When it comes to your car, having a flat tyre can often be extremely frustrating. Many of us do not know how to change it, and some of us don’t even have a spare tyre in the vehicle. We are going to run through how you can prevent a flat tyre and keep your vehicle in good condition for everyday driving.
How to prevent a flat tyre
Unfortunately, a flat tyre is rather unpredictable; it is not something you know will happen unless you have driven over something exceptionally sharp. However, there are a few things you can do to reduce the frequency of having a flat tyre. The reason we believe it to be so important that you put these preventative measures in place is not only do you put other road users in danger, but you could also cause yourself serious injury. If you have ever experienced a flat tyre, then you will most likely know that it can be very hard to gain control of the car, especially if you are travelling at high speed.
1. Always keep tyres inflated
You should be checking your tyre pressure on a regular basis if your vehicle has too much tyre pressure it can make for a bit of a rough ride. If the car has too little pressure, then it can make your tyres wear much faster and unevenly, which will only mean you will have to replace the tyres much quicker.
To get the tyre pressure for your car, you can either find it on the door frame of your vehicle or in your owner’s manuals. Alternatively, you can find most tyre pressure measurements online.
2. Check for uneven wear
Check your tyres on a regularly to ensure that wear is even across the tyre. To do this you can use a tyre tread gauge, which will help tell you the depth of your tyres. They should never be below 1.6mm which is the legal tread limit for your vehicle; if it does go below this, then you will be required to have new tyres put on the vehicle.
3. Driving style
Depending on how you drive, your tyres may become more worn over time. If you are someone who likes fast starts, hard stops and drives around a city, then the tyres of your vehicle are more than likely to experience a significant amount of tyre wear. All of which contribute to making your tyres more likely to become flat over time.
We suggest taking a steady drive, make your ride as smooth as possible, and your tyres will soon love you for it.
Look for a good quality tyre, you may think that going for the cheaper option is a good idea, but you couldn’t be more wrong. Cheap tyres are not always made of the same compounds which means they are more susceptible to wear in comparison to well-known brands. We are not saying you have to go for expensive tyres; however, we do recommend staying away from the budget ones. Branded tyres are more likely to have better tread in comparison to budget ones, which means they are more likely to be puncture resistant.
5. Tyre rotations
When it comes to checking your oil, you tend to do this fairly regularly so why not think about rotating your tyres. This means that tyres are less likely to wear and tear, and those that have a little more wear can be moved to the back of the vehicle.
6. Watch where you drive
If your journey to and from work, or even the roads outside your home have a significant amount of potholes, then you may want to think about your driving style to best suit the road conditions. We also recommend not driving on roads that are near construction areas or well maintained as there can often be a number of nails, metal shards, sharp rocks and glass on the floor all of which can pose as a risk to your vehicle’s tyres.

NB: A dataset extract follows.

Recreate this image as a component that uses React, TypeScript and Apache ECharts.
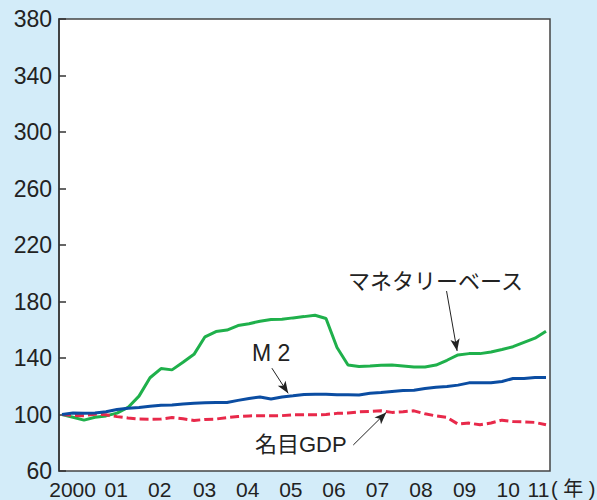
import React, { useEffect, useRef } from "react";
import * as echarts from "echarts";

// Quarterly index values, 2000 Q1 = 100
const quarters: number[] = Array.from({ length: 45 }, (_, i) => 2000 + i / 4);

const monetaryBase: number[] = [
  100, 98, 96, 98, 99, 101, 105, 113, 126, 132.5, 131.6, 137, 142.6, 155, 158.7,
  159.8, 163, 164.3, 166, 167.3, 167.4, 168.4, 169.3, 170.3, 168, 147.4, 135, 134,
  134.4, 134.9, 135, 134.4, 133.7, 133.7, 135, 138.4, 142.2, 143.1, 143.1, 144.3,
  146, 148, 151, 154, 159,
];

const m2: number[] = [
  100, 101, 100.8, 101, 102, 103.6, 104.4, 105, 105.8, 106.6, 106.8, 107.5, 108,
  108.3, 108.5, 108.5, 110, 111.3, 112.4, 111, 112.4, 113.2, 114.2, 114.4, 114.4,
  114, 114, 113.8, 115, 115.6, 116.3, 117, 117.2, 118.4, 119.3, 119.8, 120.8, 122.4,
  122.4, 122.4, 123.4, 125.5, 125.5, 126.2, 126.2,
];

const nominalGdp: number[] = [
  100, 99.3, 99.2, 100.2, 99.8, 98.5, 97.5, 96.8, 96.7, 96.8, 97.8, 97, 95.8, 96.5,
  96.8, 97.8, 98.6, 99, 99.1, 99.1, 99.2, 99.8, 99.8, 99.8, 100, 100.8, 101, 101.9,
  102.2, 102.6, 101.5, 102, 102.6, 100.5, 99, 98, 93.2, 93.9, 92.7, 94, 96, 95, 94.8,
  94.4, 92.7,
];

const yearLabels: string[] = ["2000", "01", "02", "03", "04", "05", "06", "07", "08", "09", "10", "11"];
// where each year label sits along the time axis
const yearLabelAt: number[] = [
  2000.24, 2001.23, 2002.22, 2003.24, 2004.22, 2005.2, 2006.18, 2007.17, 2008.16,
  2009.15, 2010.14, 2010.83,
];

const FONT = "'Liberation Sans', Arial, 'Noto Sans CJK JP', sans-serif";
const INK = "#222";

const arrow = (from: [number, number], to: [number, number]) => [
  { coord: from, symbol: "none" },
  { coord: to, symbol: "arrow" },
];

const arrowLine = (pairs: any[]) => ({
  silent: true,
  animation: false,
  symbolSize: [7, 12],
  label: { show: false },
  lineStyle: { color: INK, width: 1, type: "solid" },
  data: pairs,
});

export default function App() {
  const ref = useRef<HTMLDivElement>(null);

  useEffect(() => {
    if (!ref.current) return;
    const chart = echarts.init(ref.current, undefined, { renderer: "svg" });

    const zip = (vals: number[]) => vals.map((v, i) => [quarters[i], v]);

    chart.setOption({
      animation: false,
      backgroundColor: "#d3ecf9",
      grid: {
        left: 59,
        right: 47,
        top: 19,
        bottom: 28,
        show: true,
        backgroundColor: "#ffffff",
        borderColor: "#444",
        borderWidth: 1.5,
      },
      xAxis: {
        type: "value",
        min: 2000 - 3 / 44,
        max: 2011 + 4 / 44,
        axisLine: { show: false },
        axisTick: { show: false },
        splitLine: { show: false },
        axisLabel: {
          customValues: yearLabelAt,
          formatter: (v: number) => {
            let best = 0;
            yearLabelAt.forEach((p, i) => {
              if (Math.abs(p - v) < Math.abs(yearLabelAt[best] - v)) best = i;
            });
            return yearLabels[best];
          },
          fontFamily: FONT,
          fontSize: 21,
          color: INK,
          margin: 8,
        },
      },
      yAxis: {
        type: "value",
        min: 60,
        max: 380,
        interval: 40,
        axisLine: { show: true, lineStyle: { color: "#333", width: 1.5 } },
        axisTick: { show: true, inside: true, length: 7, lineStyle: { color: "#333", width: 1.5 } },
        splitLine: { show: false },
        axisLabel: { fontFamily: FONT, fontSize: 23, color: INK, margin: 7 },
      },
      series: [
        {
          name: "マネタリーベース",
          type: "line",
          data: zip(monetaryBase),
          showSymbol: false,
          lineStyle: { color: "#1fb04b", width: 3 },
          markLine: arrowLine([arrow([2008.74, 187.4], [2008.98, 145])]),
        },
        {
          name: "名目GDP",
          type: "line",
          data: zip(nominalGdp),
          showSymbol: false,
          lineStyle: { color: "#e8294a", width: 3, type: [9, 4] },
          markLine: arrowLine([arrow([2006.62, 78.4], [2007.37, 101.5])]),
        },
        {
          name: "M2",
          type: "line",
          data: zip(m2),
          showSymbol: false,
          lineStyle: { color: "#0b4da2", width: 3 },
          markLine: arrowLine([arrow([2004.77, 132.8], [2005.14, 115])]),
        },
      ],
      graphic: [
        {
          type: "text",
          left: 348,
          top: 270,
          style: { text: "マネタリーベース", font: `22px ${FONT}`, fill: INK },
        },
        {
          type: "text",
          left: 252,
          top: 341,
          style: { text: "M 2", font: `23px ${FONT}`, fill: INK },
        },
        {
          type: "text",
          left: 255,
          top: 433,
          style: { text: "名目GDP", font: `22px ${FONT}`, fill: INK },
        },
        {
          type: "text",
          left: 551,
          top: 479,
          style: { text: "( 年 )", font: `20px ${FONT}`, fill: INK },
        },
      ],
    });

    return () => chart.dispose();
  }, []);

  return (
    <div
      ref={ref}
      style={{ position: "fixed", left: 0, top: 0, width: 597, height: 500 }}
    />
  );
}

7. Keep an eye on the load in your car
If you have a family, once everyone gets in the vehicle it can compromise the load. Each tyre will have a maximum load rating printed on the tyre, which should instruct you on how heavy your vehicle can be for the tyres to work at optimum capacity. When you load your car you do not want to exceed the limit; otherwise, you may find that your tyres do wear a little more than normal.
8. Check your brakes
Always make sure to check your brakes, brake wear can also contribute to your worn tyres. Even if they have been adjusted incorrectly, then this can mean your tyres become more prone to wear. Make sure you book in for an annual car servicing in Milton Keynes, so you know when your brakes may need checking, they can also check other points on your car to make sure everything is in order.

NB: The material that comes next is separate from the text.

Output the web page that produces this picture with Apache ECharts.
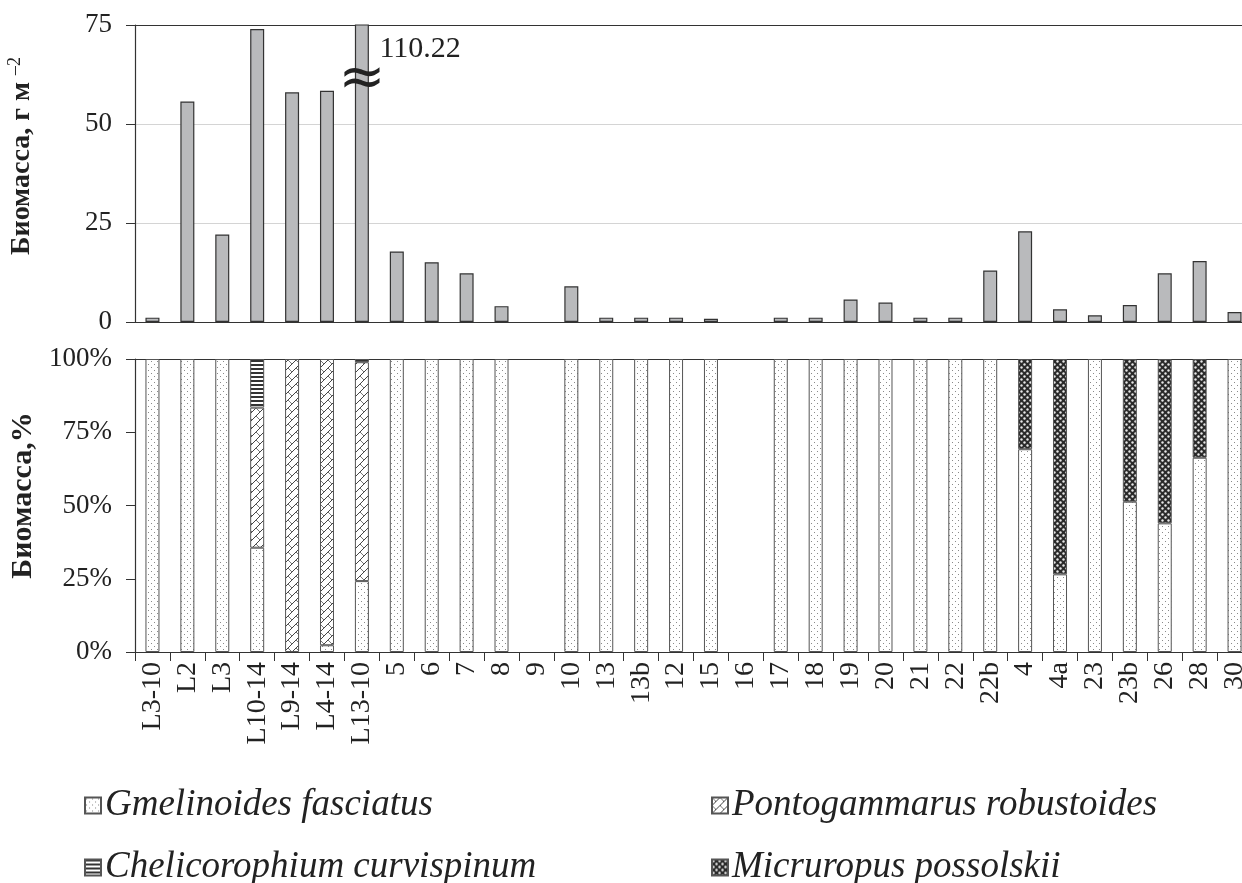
<!DOCTYPE html>
<html><head><meta charset="utf-8">
<script src="https://cdn.jsdelivr.net/npm/echarts@6/dist/echarts.min.js"></script>
<style>html,body{margin:0;padding:0;background:#fff}#c{width:1242px;height:883px}</style>
</head><body><div id="c"></div>
<script>
const categories = ['L3-10','L2','L3','L10-14','L9-14','L4-14','L13-10','5','6','7','8','9','10','13','13b','12','15','16','17','18','19','20','21','22','22b','4','4a','23','23b','26','28','30'];
const biomass = [1.1,55.7,22.1,74,58,58.4,110.22,17.8,15.1,12.3,4.0,null,9.0,1.1,1.1,1.1,0.8,null,1.1,1.1,5.7,4.9,1.1,1.1,13.0,22.9,3.2,1.7,4.3,12.3,15.4,2.5];
const gmelinoides = [100,100,100,35.6,null,2.3,24.2,100,100,100,100,null,100,100,100,100,100,null,100,100,100,100,100,100,100,69.2,26.5,100,51.3,43.9,66.3,100];
const pontogammarus = [null,null,null,47.8,100,97.7,74.7,null,null,null,null,null,null,null,null,null,null,null,null,null,null,null,null,null,null,null,null,null,null,null,null,null];
const chelicorophium = [null,null,null,16.6,null,null,1.1,null,null,null,null,null,null,null,null,null,null,null,null,null,null,null,null,null,null,null,null,null,null,null,null,null];
const micruropus = [null,null,null,null,null,null,null,null,null,null,null,null,null,null,null,null,null,null,null,null,null,null,null,null,null,30.8,73.5,null,48.7,56.1,33.7,null];
const seriesNames = ['Gmelinoides fasciatus','Pontogammarus robustoides','Chelicorophium curvispinum','Micruropus possolskii'];
const topTicks = [0,25,50,75];

const SERIF = '"Liberation Serif","DejaVu Serif",serif';

function mk(w,h,draw){const c=document.createElement('canvas');c.width=w;c.height=h;const g=c.getContext('2d');draw(g);return {image:c,repeat:'repeat'};}
const patGmel = mk(6,6,g=>{g.fillStyle='#fff';g.fillRect(0,0,6,6);g.fillStyle='#8a8a8a';g.fillRect(1,1,1,1);g.fillRect(4,4,1,1);});
const patPont = mk(8,8,g=>{g.fillStyle='#fff';g.fillRect(0,0,8,8);g.strokeStyle='#444';g.lineWidth=1;
  g.beginPath();g.moveTo(0,8);g.lineTo(8,0);g.stroke();
  g.strokeStyle='#777';g.beginPath();g.moveTo(0,0);g.lineTo(4,4);g.stroke();});
const patChel = mk(4,4,g=>{g.fillStyle='#fff';g.fillRect(0,0,4,4);g.fillStyle='#333';g.fillRect(0,0,4,2);});
const patMicr = mk(6,6,g=>{g.fillStyle='#2a2a2a';g.fillRect(0,0,6,6);g.fillStyle='#e8e8e8';
  g.beginPath();g.arc(1.5,1.5,1.2,0,Math.PI*2);g.fill();g.beginPath();g.arc(4.5,4.5,1.2,0,Math.PI*2);g.fill();});
const patterns = [patGmel,patPont,patChel,patMicr];
const pctData = [gmelinoides,pontogammarus,chelicorophium,micruropus];

const breakIdx = biomass.findIndex(v=>v!==null && v>topTicks[topTicks.length-1]);

const legendPos = [[84,787],[711,787],[84,849],[711,849]];
function legendFor(i){
  return {orient:'horizontal', left:legendPos[i][0], top:legendPos[i][1], itemWidth:16, itemHeight:16, icon:'rect', selectedMode:false,
    data:[seriesNames[i]], padding:0,
    textStyle:{fontSize:37, fontStyle:'italic', color:'#222', fontFamily:SERIF, padding:[0,0,0,-1]}};
}

const chart = echarts.init(document.getElementById('c'),null,{renderer:'canvas'});
const gridW = 1117;
const option = {
  animation:false,
  backgroundColor:'#fff',
  textStyle:{fontFamily:SERIF},
  grid:[
    {left:135, top:25, width:gridW, height:297, outerBoundsMode:'none', containLabel:false},
    {left:135, top:359, width:gridW, height:293, outerBoundsMode:'none', containLabel:false}
  ],
  xAxis:[
    {type:'category', gridIndex:0, data:categories, boundaryGap:true,
     axisLine:{lineStyle:{color:'#333',width:1.2}}, axisTick:{show:false}, axisLabel:{show:false}},
    {type:'category', gridIndex:1, data:categories, boundaryGap:true,
     axisLine:{lineStyle:{color:'#333',width:1.2}},
     axisTick:{show:true, interval:0, length:9, lineStyle:{color:'#333'}},
     axisLabel:{interval:0, rotate:90, margin:10, fontSize:28, color:'#222', fontFamily:SERIF, hideOverlap:false}}
  ],
  yAxis:[
    {type:'value', gridIndex:0, min:topTicks[0], max:topTicks[topTicks.length-1], interval:25,
     axisLine:{show:true, lineStyle:{color:'#333',width:1.2}},
     axisTick:{show:true, length:9, lineStyle:{color:'#333'}},
     axisLabel:{fontSize:27, color:'#222', margin:23, fontFamily:SERIF},
     splitLine:{show:true, lineStyle:{color:['transparent','#d4d4d4','#d4d4d4','#333'], width:1.2}},
     name:'Биомасса, г м {sup|–2}', nameLocation:'middle', nameGap:97, nameRotate:90,
     nameTextStyle:{fontSize:28, fontWeight:'bold', color:'#222', fontFamily:SERIF, padding:[0,0,0,35],
       rich:{sup:{fontSize:18, fontWeight:'normal', color:'#222', fontFamily:SERIF, verticalAlign:'top', padding:[0,0,14,0]}}}},
    {type:'value', gridIndex:1, min:0, max:100, interval:25,
     axisLine:{show:true, lineStyle:{color:'#333',width:1.2}},
     axisTick:{show:true, length:9, lineStyle:{color:'#333'}},
     axisLabel:{fontSize:27, color:'#222', margin:23, fontFamily:SERIF, formatter:'{value}%'},
     splitLine:{show:true, lineStyle:{color:['transparent','transparent','transparent','transparent','#333'], width:1.2}},
     name:'Биомасса,%', nameLocation:'middle', nameGap:97, nameRotate:90,
     nameTextStyle:{fontSize:30, fontWeight:'bold', color:'#222', fontFamily:SERIF, padding:[0,0,0,20]}}
  ],
  legend:[legendFor(0),legendFor(1),legendFor(2),legendFor(3)],
  series:[
    {type:'bar', name:'total', xAxisIndex:0, yAxisIndex:0, data:biomass, barWidth:14, clip:true,
     itemStyle:{color:'#b9babc', borderColor:'#333', borderWidth:1.2},
     markPoint:{symbol:'rect', symbolSize:1, silent:true, itemStyle:{color:'transparent'},
       data:[
         {coord:[categories[breakIdx], topTicks[topTicks.length-1]], value:biomass[breakIdx],
          label:{show:true, formatter:p=>String(p.value), position:'right', offset:[12,24], fontSize:30, color:'#222', fontFamily:SERIF}},
         {coord:[categories[breakIdx], 61], value:0,
          label:{show:true, formatter:'≈', position:'inside', fontSize:56, color:'#222', fontFamily:'"DejaVu Sans",sans-serif'}}
       ]}}
  ].concat(seriesNames.map((n,i)=>({
    type:'bar', name:n, xAxisIndex:1, yAxisIndex:1, stack:'pct', data:pctData[i], barWidth:14,
    itemStyle:{color:patterns[i], borderColor:'#555', borderWidth:1}
  })))
};
chart.setOption(option);
</script></body></html>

How do I know if I have a flat tyre?
Flat tyres are more commonly caused by a slow leak rather then a tyre blowing out due to driving at high speed. Due to it being a slow leak, they are not always easy to detect straight away.

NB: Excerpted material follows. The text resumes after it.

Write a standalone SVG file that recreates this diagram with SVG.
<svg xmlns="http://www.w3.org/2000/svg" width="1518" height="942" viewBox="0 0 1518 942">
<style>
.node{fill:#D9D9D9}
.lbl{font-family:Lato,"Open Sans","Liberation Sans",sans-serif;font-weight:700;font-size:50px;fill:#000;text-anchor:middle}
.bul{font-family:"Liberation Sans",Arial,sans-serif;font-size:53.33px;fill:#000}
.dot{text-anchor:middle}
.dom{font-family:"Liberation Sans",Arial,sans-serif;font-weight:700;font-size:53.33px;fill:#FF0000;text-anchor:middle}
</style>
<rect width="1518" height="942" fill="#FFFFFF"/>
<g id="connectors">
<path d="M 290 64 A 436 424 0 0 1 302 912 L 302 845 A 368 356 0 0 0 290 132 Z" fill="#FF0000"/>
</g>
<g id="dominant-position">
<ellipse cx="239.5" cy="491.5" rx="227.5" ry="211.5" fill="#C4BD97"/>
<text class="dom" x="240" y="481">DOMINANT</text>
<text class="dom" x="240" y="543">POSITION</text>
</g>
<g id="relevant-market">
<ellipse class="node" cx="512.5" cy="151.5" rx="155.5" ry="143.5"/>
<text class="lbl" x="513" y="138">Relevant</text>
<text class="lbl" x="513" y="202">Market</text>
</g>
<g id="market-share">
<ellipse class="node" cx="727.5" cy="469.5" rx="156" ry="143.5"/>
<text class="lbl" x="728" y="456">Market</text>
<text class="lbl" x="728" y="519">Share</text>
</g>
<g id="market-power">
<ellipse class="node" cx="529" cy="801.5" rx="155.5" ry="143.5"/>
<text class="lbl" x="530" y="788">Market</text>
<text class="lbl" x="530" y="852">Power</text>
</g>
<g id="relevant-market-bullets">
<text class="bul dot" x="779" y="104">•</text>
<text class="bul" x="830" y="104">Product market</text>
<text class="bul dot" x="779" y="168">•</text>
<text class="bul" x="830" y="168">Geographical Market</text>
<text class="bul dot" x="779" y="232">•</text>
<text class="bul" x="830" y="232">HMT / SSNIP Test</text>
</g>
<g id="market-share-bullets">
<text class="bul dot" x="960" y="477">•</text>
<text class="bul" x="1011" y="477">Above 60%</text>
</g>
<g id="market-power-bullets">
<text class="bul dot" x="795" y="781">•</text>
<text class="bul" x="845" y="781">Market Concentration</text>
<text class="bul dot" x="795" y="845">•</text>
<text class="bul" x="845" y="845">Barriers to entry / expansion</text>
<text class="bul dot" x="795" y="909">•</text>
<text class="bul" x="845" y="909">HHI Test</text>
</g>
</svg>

If the front tyres underinflated, then you may notice there is a shimmering or shaking through the steering wheel. If you tyre is to go falt while your driving, you will most definitely notice, as it becomes more noticeable, the car seems much, and the steering wheel may feel a little stiff along with vibrations.
Punctures are often caused by running over rubbish, debris or something sharp in the road such as nails or glass. Large potholes in the road can also contribute to your tyre becoming flat over time. Not only do pothole damage the tyres but they can also cause more damage to your vehicle then you may think, damaging the wheel rim and suspension.
Changing the tyre
It may seem a little daunting the thought of changing your tyre, but in reality, it really is not that hard. You just need to be safe and ensure all parts are done up properly. One of the best places to learn about putting your tyre on is over at AA, they have come up with a step-by-step guide to getting going again.
Flat tyre prevention
When it comes to your tyres, they are the only point of contact your vehicle has with the road, so its imperative you take care of them. Keeping up to date with these preventative measures can ensure your tyres last much longer without having to change them too often.